Issue: "God and mammon," Jan. 14, 2006

Key in the dispute over domestic spying-and over the detention of terror suspects-is whether the actions of U.S. officers fall under President Bush's war powers or under the aegis of law enforcement. Also crucial is whether detainees are more correctly classified as criminal suspects, enemy combatants, or prisoners of war.

In papers filed with the Supreme Court Jan. 3, lawyers for suspected "dirty bomber" Jose Padilla raised both the domestic wiretap and detention issues. In 2002 Mr. Padilla, a U.S. citizen, was arrested on suspicion that he was part of a plot to blow up apartment buildings in New York, Washington, or Florida. Labeling him an "enemy combatant," authorities held him for three years before charging him last month with being part of a North American terror support cell.

In 2004, the Supreme Court heard Hamdi v. Rumsfeld, a case involving Yasir Hamdi, an American citizen whom U.S. forces captured in an Afghanistan combat zone with a gun in his hand. Mr. Hamdi's father had challenged the Pentagon's classification and detention of his son as an enemy combatant. A slim plurality of the court ruled in favor of the Defense Department, concluding that under the Authorization of Use of Military Force that Congress passed in the wake of the Sept. 11 terror attacks, President Bush did have the authority to detain a U.S. citizen. Still, Justice Sandra Day O'Connor wrote that Mr. Hamdi, as a U.S. citizen, should be given a meaningful opportunity to contest his detention before a neutral arbitrator. Justices David Souter and Ruth Bader Ginsburg dissented, concluding that Mr. Hamdi's detention was unauthorized.
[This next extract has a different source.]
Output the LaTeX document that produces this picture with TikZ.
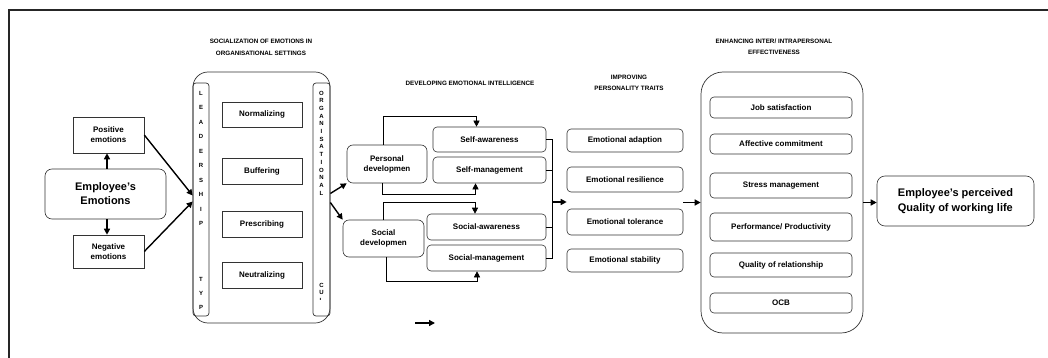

"The Bush administration is concerned, and rightly so, that the judicial branch is not as deferential as it ought to be to the president in time of war," said Judicial Watch's Tom Fitton.

An Alito confirmation could change that. As a judge, he has shown great reluctance to second-guess prosecutors and law enforcement agencies, requiring plaintiffs to prove that officials made significant mistakes that may have prevented the just resolution of a case. Among 60 criminal appeals yielding published rulings in which Mr. Alito wrote, he sided with the defendant in only 12 cases. With cases like Mr. Padilla's headed for the high court-and an administration at least as committed to fighting terrorism as it is to fighting abortion-judiciary committee liberals will likely question Mr. Alito about that as well.